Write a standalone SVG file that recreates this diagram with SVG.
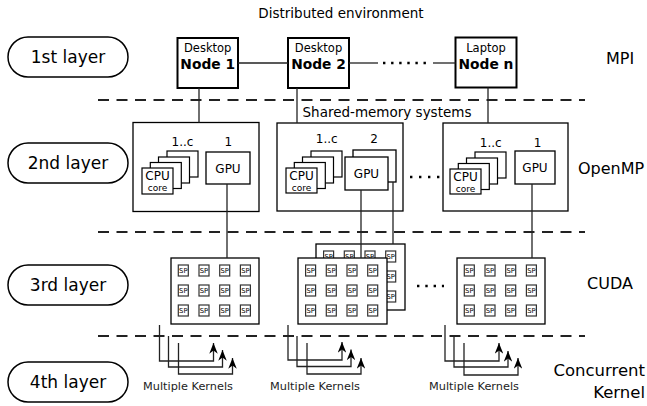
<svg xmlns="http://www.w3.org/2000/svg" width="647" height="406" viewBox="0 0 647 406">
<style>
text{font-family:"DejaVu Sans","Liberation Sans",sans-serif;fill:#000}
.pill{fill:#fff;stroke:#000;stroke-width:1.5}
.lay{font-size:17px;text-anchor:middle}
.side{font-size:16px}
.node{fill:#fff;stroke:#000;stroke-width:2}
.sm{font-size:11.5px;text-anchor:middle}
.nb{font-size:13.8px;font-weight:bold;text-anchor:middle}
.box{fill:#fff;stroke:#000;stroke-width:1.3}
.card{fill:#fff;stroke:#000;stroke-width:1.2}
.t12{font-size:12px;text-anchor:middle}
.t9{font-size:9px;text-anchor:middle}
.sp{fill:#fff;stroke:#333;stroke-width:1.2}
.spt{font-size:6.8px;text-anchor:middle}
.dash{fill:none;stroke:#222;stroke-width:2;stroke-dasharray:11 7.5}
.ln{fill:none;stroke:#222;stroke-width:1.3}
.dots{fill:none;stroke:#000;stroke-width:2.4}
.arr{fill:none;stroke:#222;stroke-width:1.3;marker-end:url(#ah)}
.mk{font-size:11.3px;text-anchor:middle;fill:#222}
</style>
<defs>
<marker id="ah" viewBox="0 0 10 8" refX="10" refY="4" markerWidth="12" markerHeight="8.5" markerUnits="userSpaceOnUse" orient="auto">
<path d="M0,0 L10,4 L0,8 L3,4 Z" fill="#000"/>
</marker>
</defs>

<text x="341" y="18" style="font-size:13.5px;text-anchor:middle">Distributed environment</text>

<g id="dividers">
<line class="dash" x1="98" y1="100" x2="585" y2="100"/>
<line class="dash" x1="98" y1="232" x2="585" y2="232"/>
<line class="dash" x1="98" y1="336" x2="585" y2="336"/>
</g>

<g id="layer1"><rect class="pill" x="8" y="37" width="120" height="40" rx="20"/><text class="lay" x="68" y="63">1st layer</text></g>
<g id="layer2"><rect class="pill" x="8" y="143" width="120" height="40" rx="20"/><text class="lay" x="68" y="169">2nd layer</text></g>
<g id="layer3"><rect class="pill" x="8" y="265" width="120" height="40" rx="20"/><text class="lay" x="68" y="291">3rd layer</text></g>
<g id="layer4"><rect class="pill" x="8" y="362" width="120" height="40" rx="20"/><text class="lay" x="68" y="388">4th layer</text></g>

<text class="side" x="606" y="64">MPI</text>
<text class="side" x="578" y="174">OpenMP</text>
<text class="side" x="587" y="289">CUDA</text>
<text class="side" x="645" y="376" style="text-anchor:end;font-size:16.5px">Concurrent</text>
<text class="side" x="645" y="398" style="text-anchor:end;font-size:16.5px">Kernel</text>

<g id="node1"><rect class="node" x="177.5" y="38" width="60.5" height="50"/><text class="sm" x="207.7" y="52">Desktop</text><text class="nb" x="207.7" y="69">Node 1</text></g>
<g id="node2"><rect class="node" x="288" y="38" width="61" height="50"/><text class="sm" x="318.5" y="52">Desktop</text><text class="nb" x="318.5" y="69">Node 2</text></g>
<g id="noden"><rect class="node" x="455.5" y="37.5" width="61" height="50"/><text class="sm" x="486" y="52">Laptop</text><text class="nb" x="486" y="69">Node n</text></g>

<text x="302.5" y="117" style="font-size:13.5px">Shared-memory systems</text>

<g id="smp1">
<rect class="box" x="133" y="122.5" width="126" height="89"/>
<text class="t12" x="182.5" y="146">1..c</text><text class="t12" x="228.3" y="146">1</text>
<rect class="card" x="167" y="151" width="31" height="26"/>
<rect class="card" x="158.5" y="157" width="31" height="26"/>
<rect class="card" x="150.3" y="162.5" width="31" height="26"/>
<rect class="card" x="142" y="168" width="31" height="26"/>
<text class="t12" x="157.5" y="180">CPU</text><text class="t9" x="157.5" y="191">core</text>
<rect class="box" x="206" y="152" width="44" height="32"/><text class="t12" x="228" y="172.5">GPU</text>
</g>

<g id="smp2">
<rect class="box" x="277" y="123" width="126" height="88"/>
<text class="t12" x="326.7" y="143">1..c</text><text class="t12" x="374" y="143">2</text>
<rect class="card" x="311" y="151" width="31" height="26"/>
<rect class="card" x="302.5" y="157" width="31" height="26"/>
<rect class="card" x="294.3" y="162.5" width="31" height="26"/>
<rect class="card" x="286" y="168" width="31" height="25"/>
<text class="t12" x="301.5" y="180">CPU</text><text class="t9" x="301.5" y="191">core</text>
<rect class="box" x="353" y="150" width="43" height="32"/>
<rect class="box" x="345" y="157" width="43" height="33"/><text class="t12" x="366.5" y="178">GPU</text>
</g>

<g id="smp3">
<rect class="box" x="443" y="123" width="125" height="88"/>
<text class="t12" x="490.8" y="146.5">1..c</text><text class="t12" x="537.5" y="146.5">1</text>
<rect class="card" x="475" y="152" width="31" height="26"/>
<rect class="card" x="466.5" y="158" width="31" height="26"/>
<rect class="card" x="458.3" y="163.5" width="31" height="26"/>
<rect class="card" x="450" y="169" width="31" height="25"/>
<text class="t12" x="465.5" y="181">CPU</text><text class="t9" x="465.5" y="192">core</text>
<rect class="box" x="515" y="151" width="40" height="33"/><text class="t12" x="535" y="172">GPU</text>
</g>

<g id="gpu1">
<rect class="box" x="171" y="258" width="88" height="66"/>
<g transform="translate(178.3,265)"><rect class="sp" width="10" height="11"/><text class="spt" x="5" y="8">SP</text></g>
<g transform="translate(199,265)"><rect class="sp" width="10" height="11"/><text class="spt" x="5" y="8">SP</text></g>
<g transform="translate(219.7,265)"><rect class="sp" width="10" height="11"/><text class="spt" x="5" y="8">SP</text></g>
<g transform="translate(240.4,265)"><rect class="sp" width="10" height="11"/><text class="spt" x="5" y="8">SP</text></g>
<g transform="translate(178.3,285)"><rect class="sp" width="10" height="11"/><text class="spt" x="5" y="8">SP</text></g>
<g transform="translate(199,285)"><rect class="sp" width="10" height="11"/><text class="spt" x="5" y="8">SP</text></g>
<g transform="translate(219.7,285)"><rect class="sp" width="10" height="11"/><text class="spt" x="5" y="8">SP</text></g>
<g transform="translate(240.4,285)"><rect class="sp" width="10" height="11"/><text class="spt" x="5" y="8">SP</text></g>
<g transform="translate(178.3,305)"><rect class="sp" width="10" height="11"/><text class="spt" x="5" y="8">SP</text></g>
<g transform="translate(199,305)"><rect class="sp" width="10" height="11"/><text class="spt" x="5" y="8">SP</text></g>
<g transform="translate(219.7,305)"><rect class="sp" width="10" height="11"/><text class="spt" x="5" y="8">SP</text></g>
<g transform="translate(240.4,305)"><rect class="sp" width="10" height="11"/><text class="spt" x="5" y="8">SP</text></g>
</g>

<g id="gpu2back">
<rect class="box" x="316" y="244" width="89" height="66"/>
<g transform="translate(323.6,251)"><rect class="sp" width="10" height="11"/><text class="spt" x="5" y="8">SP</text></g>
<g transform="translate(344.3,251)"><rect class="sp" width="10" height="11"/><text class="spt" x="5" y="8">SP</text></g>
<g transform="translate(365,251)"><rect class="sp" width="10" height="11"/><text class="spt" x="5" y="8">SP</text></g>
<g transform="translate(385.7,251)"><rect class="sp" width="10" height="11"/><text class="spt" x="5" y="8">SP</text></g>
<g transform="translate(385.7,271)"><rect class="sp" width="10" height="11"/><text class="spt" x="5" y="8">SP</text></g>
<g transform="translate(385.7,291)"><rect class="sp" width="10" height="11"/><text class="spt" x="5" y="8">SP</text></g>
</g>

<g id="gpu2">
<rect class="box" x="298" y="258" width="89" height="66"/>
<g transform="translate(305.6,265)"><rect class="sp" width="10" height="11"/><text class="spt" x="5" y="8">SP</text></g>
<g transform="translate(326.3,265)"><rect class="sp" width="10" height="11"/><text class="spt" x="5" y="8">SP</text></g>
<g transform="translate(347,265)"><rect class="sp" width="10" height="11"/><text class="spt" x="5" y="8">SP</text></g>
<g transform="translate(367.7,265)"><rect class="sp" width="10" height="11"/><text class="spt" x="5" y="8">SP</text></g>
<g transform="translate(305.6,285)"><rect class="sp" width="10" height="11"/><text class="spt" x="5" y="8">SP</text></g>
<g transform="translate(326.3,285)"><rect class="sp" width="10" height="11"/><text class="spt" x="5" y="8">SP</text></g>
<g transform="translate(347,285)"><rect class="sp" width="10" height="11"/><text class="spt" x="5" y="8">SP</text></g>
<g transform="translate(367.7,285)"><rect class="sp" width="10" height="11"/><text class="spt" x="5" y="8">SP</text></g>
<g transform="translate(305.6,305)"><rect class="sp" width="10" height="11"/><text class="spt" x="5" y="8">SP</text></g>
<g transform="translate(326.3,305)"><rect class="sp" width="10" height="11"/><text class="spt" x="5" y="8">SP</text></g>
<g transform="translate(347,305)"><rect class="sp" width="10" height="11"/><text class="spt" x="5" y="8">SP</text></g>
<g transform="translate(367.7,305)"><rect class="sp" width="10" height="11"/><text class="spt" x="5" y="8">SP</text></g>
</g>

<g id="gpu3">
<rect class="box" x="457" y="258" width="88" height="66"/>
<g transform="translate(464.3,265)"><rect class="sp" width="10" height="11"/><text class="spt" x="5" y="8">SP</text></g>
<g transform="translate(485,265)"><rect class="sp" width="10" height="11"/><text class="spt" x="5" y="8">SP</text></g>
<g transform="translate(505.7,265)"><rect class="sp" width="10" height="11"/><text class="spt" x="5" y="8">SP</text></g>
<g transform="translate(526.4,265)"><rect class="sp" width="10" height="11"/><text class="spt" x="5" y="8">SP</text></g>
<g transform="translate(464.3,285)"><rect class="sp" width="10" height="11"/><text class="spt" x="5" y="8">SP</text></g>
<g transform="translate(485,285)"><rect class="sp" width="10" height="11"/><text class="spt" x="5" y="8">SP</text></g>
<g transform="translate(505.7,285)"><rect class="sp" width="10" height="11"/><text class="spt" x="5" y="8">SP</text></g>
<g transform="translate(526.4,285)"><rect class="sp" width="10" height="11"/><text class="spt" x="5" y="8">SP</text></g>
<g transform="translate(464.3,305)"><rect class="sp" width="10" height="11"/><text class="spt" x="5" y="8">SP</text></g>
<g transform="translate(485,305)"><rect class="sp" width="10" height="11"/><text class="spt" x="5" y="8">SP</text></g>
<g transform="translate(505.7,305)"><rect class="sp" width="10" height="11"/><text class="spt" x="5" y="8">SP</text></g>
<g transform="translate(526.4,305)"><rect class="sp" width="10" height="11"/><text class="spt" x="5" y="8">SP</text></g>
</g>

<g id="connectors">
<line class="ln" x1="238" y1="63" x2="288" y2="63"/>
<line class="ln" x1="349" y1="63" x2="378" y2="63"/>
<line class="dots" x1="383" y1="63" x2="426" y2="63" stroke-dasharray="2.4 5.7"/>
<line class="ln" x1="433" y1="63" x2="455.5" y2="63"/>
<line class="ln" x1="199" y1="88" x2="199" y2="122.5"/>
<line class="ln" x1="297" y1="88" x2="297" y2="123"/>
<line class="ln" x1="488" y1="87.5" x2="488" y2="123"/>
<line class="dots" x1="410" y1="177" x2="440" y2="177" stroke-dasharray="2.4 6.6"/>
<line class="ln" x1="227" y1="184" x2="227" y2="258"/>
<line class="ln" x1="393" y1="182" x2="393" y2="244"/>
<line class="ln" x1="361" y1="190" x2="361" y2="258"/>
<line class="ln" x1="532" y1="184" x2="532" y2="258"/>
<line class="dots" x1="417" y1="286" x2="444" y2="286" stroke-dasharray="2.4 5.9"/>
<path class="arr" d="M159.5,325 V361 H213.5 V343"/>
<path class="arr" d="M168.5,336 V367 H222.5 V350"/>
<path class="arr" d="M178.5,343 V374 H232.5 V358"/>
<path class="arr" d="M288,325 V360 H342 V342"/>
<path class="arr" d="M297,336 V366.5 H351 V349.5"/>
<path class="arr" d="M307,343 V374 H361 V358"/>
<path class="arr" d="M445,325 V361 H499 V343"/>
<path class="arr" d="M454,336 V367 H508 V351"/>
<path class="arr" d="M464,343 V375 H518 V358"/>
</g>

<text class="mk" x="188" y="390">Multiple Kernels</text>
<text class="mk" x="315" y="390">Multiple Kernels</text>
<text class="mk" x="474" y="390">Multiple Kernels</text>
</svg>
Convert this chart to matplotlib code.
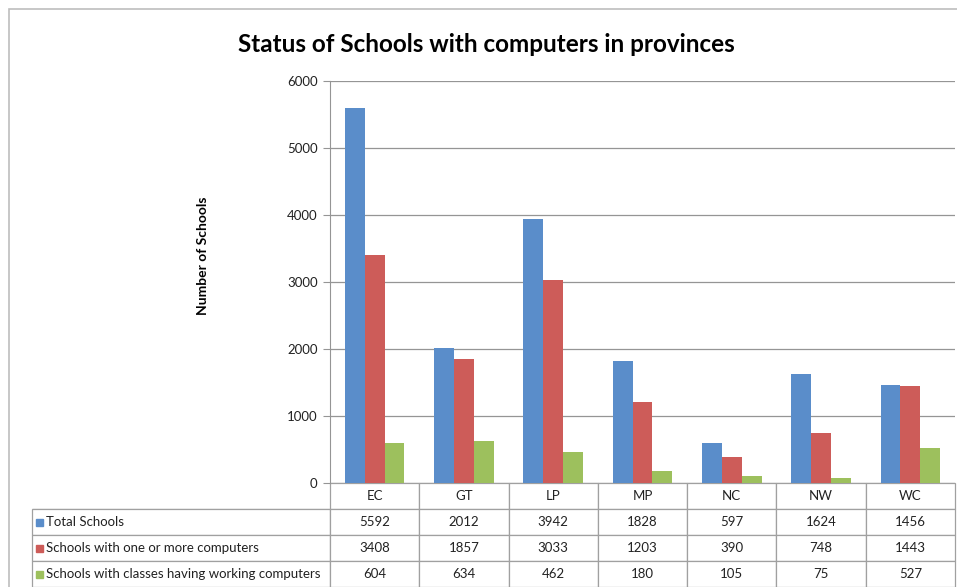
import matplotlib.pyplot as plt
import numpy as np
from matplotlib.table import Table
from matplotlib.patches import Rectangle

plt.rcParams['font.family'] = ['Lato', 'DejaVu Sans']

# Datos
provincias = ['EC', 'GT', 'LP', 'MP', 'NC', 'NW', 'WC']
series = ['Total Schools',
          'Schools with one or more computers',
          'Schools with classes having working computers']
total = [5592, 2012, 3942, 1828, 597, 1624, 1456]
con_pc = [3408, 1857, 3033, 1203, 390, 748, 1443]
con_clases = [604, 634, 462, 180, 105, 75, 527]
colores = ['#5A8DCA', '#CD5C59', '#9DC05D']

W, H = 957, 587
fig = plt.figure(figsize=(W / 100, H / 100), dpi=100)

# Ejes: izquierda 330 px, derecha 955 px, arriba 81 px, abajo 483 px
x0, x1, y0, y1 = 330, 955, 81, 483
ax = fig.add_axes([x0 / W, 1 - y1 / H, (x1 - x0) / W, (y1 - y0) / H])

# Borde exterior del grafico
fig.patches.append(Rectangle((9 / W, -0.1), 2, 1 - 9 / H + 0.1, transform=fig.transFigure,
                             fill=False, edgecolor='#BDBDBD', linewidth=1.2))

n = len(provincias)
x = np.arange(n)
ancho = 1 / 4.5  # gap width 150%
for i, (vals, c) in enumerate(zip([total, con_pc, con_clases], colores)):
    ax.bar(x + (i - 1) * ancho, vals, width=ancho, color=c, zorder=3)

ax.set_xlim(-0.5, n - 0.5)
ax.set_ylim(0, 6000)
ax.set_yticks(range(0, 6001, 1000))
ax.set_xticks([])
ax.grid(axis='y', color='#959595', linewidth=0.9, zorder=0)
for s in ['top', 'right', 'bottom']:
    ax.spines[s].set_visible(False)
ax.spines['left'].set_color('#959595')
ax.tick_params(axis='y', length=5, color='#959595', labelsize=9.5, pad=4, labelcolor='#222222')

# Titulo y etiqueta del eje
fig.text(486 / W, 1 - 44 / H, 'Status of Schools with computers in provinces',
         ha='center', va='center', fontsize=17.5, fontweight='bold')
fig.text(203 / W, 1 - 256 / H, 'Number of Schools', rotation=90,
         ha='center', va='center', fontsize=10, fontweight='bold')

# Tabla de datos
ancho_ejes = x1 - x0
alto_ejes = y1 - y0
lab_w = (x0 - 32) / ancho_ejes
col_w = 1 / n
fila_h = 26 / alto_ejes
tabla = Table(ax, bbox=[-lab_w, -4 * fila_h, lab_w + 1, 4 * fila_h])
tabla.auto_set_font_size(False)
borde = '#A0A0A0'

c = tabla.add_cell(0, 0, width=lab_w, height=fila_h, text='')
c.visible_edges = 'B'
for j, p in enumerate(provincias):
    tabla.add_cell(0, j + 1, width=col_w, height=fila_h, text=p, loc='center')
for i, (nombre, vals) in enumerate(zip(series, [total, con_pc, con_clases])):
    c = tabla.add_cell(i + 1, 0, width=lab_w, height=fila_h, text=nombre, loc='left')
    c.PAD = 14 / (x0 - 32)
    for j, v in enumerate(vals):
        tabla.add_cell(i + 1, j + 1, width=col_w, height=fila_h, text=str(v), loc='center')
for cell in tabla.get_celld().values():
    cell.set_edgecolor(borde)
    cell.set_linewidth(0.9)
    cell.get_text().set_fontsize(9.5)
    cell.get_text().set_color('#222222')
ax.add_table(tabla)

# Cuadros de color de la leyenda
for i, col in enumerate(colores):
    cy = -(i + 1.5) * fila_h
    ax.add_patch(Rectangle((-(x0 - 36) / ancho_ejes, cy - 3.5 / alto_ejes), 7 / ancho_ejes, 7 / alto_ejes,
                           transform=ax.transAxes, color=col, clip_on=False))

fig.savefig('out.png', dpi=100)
───
For the material above, give again only the lines starting at the line that contains "Convert this chart to matplotlib code." and ending at the line that contains "plt.rcParams['font.family'] = ['Lato', 'DejaVu". Pictures do not belong in the copy.

Convert this chart to matplotlib code.
import matplotlib.pyplot as plt
import numpy as np
from matplotlib.table import Table
from matplotlib.patches import Rectangle

plt.rcParams['font.family'] = ['Lato', 'DejaVu Sans']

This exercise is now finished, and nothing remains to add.